Taxpayers who are going through a divorce or a marital separation often have questions about the tax ramifications associated with the receipt of maintenance and/or child support payments. Before filing your taxes, it is important to fully understand the tax laws and tax consequences that are applicable to your situation. In spite of the difficulties that you are experiencing, the IRS will still expect you to file your taxes correctly and on time. Using a tax professional to prepare and record your taxes during a divorce can provide you with the peace of mind you need during these times of confusion and financial uncertainty.
1. Maintenance payments are not considered taxable income
Maintenance, was previously defined by the IRS, as earned income and taxable to a recipient in the year received. Further, previously, the amount of maintenance paid to a former spouse was deductible and could be claimed in the year paid on the IRS Form 1040.
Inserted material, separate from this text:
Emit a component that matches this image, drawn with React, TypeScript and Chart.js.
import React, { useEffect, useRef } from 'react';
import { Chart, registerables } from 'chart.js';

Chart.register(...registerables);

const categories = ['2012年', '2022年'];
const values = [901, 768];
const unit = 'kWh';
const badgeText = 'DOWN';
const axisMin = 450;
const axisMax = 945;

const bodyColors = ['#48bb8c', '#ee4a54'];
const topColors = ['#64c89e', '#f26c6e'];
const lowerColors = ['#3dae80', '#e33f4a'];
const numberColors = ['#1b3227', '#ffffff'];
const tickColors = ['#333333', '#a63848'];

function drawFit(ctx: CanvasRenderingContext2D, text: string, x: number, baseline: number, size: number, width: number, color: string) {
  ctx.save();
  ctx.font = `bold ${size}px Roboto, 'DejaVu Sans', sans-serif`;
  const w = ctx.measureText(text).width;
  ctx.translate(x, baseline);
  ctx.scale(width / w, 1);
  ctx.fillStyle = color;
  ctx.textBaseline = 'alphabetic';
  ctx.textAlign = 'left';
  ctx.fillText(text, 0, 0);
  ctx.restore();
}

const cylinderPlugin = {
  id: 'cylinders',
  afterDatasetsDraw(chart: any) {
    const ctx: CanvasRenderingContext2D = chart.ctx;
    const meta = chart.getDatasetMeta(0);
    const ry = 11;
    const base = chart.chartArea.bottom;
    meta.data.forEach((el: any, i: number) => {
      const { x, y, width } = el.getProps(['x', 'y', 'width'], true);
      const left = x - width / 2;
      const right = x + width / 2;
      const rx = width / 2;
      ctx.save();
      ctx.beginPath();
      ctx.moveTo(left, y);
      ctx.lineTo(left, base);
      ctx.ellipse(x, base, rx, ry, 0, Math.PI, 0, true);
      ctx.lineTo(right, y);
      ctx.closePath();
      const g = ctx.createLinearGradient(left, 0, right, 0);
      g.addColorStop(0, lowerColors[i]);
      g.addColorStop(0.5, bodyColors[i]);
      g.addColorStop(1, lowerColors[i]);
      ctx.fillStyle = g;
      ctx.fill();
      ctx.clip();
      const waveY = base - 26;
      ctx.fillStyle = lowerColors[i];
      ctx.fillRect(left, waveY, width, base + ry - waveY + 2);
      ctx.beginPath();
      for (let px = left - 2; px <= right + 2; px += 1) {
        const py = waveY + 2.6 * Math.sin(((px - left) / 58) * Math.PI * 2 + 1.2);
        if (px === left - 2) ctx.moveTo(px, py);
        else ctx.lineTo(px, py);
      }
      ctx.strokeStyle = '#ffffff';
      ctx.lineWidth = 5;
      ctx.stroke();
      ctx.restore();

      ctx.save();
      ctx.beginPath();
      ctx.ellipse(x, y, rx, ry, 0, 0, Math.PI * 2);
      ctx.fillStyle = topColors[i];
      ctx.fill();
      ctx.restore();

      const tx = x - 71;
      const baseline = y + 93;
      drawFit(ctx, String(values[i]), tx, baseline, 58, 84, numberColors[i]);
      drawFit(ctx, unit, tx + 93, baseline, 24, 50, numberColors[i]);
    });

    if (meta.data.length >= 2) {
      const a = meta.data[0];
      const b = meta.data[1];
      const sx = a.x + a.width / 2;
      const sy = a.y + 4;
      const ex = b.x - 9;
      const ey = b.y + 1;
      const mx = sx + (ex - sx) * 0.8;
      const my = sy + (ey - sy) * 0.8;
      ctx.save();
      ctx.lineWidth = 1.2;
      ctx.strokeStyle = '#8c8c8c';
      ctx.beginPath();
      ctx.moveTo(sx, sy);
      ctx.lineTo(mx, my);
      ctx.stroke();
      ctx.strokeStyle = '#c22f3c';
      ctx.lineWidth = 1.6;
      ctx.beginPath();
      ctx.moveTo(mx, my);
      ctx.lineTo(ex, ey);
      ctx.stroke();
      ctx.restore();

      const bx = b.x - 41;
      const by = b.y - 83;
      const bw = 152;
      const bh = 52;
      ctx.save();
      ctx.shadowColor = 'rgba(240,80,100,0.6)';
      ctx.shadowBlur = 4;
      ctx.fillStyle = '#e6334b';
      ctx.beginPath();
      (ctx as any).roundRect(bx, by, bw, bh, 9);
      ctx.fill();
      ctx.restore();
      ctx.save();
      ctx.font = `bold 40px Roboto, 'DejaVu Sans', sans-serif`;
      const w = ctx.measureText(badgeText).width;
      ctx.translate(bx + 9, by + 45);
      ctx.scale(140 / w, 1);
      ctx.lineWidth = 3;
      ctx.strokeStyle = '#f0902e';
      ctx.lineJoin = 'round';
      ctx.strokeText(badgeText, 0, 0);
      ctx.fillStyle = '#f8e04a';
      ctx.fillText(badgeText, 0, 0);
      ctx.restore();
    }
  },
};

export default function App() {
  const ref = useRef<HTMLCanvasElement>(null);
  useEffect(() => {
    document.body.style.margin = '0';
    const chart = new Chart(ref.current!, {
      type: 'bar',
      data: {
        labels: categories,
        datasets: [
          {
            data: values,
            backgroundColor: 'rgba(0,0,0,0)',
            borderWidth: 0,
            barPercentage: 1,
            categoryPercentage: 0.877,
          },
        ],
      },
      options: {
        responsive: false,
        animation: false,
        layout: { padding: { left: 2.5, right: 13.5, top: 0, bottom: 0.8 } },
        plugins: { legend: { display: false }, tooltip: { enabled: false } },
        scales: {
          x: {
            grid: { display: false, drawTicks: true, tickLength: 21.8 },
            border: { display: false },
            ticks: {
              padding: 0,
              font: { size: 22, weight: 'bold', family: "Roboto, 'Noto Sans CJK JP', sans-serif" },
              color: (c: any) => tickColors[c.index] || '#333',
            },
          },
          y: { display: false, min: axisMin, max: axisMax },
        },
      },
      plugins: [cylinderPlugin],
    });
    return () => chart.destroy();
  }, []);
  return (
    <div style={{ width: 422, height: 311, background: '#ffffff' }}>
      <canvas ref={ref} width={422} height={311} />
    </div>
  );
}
This all changed in 2017 with enactment of the “Tax Cut & Jobs Act”. Now, for decrees entered after January 1, 2019, maintenance, like child support, is not treated as taxable income to the payee and the payor is not entitled to a deduction. This Act is not retroactive – so existing decrees are not impacted.
In response to this, the maintenance and child support laws in Colorado were modified – reducing the formula maintenance, instructing the Courts to consider the tax implications of a maintenance award and, if child support is involved, including the tax consequences in the child support calculation.
2. Child support payments are not considered taxable income
Child support payments are neither deductible by the payor nor taxable to the payee. When you total your gross income to see if you are required to file a tax return, do not include child support payments received.